> _PROBLEM TO WORK ON_
Output the first line of the listing and each line after it, up to and including the line that contains "res_time_s = list(range(0, 890, 6))", exactly as written, minus the pictures.

> _AVAILABLE DATA_
=====

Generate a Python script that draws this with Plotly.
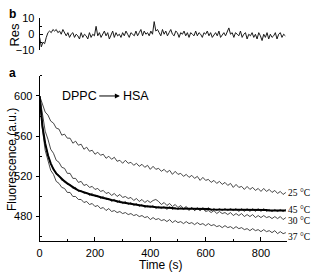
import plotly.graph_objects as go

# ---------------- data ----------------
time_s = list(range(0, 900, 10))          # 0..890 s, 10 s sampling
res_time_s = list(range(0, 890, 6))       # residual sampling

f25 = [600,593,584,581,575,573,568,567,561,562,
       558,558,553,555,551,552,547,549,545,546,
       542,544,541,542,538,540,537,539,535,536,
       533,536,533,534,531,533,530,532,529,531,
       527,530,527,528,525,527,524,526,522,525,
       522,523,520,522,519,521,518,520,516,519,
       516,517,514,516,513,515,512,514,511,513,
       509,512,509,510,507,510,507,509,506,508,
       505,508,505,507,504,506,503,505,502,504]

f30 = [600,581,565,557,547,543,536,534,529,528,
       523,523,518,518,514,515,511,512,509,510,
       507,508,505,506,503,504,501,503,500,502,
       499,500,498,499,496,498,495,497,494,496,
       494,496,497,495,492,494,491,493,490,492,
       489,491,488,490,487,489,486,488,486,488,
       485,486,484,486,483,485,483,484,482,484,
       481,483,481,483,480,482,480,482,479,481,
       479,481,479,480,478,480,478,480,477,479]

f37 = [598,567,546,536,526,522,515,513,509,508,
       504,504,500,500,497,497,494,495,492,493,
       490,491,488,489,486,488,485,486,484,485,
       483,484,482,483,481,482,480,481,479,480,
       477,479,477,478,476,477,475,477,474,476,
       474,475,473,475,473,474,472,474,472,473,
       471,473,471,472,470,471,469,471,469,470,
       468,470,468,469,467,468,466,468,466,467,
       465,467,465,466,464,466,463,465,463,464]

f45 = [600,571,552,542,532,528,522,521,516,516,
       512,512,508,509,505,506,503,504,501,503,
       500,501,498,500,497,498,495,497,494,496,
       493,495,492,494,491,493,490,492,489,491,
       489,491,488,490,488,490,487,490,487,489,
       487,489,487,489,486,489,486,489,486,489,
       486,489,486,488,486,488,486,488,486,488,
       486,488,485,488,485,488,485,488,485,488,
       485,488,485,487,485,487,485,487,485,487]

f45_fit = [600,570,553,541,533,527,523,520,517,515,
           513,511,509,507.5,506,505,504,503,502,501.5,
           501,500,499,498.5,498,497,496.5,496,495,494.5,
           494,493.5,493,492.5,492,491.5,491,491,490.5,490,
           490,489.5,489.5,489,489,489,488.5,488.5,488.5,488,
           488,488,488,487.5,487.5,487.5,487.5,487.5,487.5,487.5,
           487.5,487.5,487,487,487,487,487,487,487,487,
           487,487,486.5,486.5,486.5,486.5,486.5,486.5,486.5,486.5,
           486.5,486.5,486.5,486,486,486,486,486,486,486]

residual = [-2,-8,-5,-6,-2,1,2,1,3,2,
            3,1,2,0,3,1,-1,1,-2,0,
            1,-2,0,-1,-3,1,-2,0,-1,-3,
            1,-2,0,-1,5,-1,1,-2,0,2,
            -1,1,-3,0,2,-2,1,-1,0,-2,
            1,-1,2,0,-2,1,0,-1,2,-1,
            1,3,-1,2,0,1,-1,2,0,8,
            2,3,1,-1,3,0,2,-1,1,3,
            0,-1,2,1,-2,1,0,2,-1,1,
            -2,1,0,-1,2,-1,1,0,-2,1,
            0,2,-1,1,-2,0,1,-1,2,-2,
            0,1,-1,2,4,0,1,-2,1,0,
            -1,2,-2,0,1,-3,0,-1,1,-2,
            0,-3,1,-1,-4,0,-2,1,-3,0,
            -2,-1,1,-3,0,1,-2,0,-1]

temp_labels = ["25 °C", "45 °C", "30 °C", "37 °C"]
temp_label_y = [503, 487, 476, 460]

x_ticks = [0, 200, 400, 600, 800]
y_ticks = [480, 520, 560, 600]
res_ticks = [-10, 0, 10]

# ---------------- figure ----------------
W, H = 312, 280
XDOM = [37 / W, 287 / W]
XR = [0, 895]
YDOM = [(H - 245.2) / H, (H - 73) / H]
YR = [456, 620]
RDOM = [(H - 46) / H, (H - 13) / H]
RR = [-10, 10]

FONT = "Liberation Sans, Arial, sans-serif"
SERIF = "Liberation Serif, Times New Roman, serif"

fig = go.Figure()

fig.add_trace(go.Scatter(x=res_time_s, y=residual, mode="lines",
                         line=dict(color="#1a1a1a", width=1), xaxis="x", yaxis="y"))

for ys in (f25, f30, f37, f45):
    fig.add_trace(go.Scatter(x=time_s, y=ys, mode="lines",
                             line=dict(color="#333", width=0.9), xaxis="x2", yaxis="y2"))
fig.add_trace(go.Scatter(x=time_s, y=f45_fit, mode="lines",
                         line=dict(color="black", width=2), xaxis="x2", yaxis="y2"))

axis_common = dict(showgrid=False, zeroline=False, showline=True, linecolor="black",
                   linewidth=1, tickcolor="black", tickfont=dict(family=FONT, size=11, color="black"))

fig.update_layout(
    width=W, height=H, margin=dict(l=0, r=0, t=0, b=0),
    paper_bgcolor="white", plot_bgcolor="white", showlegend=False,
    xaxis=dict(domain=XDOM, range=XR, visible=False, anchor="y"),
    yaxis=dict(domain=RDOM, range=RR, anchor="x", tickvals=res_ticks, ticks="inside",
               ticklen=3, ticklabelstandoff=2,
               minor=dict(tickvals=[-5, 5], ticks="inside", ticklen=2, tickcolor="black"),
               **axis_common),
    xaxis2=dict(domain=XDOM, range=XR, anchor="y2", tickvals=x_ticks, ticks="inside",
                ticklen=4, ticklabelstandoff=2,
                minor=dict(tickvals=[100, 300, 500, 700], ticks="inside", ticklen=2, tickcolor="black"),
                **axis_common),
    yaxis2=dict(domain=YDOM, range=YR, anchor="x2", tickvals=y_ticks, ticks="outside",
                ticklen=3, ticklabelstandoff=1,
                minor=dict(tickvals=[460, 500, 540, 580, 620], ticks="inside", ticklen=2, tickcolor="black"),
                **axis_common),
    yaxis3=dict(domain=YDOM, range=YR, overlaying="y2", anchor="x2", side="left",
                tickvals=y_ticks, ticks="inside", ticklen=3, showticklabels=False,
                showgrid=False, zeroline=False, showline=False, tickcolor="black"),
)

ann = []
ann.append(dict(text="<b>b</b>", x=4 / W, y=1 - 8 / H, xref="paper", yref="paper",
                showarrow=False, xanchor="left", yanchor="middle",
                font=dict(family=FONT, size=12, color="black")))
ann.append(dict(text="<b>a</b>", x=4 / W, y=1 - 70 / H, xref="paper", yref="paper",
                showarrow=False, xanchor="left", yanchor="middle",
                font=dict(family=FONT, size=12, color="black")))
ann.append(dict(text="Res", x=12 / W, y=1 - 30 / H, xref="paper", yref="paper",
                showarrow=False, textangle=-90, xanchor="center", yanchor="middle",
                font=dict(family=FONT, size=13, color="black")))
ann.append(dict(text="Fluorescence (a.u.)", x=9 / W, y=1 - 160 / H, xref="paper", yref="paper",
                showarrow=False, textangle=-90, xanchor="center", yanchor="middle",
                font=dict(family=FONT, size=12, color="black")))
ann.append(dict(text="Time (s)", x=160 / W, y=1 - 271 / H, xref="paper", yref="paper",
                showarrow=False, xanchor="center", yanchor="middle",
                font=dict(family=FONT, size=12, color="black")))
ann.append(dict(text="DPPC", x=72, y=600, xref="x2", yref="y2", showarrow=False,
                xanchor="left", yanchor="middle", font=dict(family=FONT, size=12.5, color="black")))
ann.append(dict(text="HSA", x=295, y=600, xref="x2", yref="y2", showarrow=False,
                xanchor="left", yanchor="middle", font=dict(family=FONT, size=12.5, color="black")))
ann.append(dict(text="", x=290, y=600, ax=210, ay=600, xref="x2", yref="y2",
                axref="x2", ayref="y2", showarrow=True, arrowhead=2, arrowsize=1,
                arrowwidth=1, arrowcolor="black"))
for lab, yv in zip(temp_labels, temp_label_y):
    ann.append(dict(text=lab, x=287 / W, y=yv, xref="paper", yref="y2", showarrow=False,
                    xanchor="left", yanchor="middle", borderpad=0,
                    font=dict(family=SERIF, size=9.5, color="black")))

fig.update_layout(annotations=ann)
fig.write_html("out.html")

=====

> _SOLUTION TO THIS TASK_
Generate a Python script that draws this with Plotly.
import plotly.graph_objects as go

# ---------------- data ----------------
time_s = list(range(0, 900, 10))          # 0..890 s, 10 s sampling
res_time_s = list(range(0, 890, 6))       # residual sampling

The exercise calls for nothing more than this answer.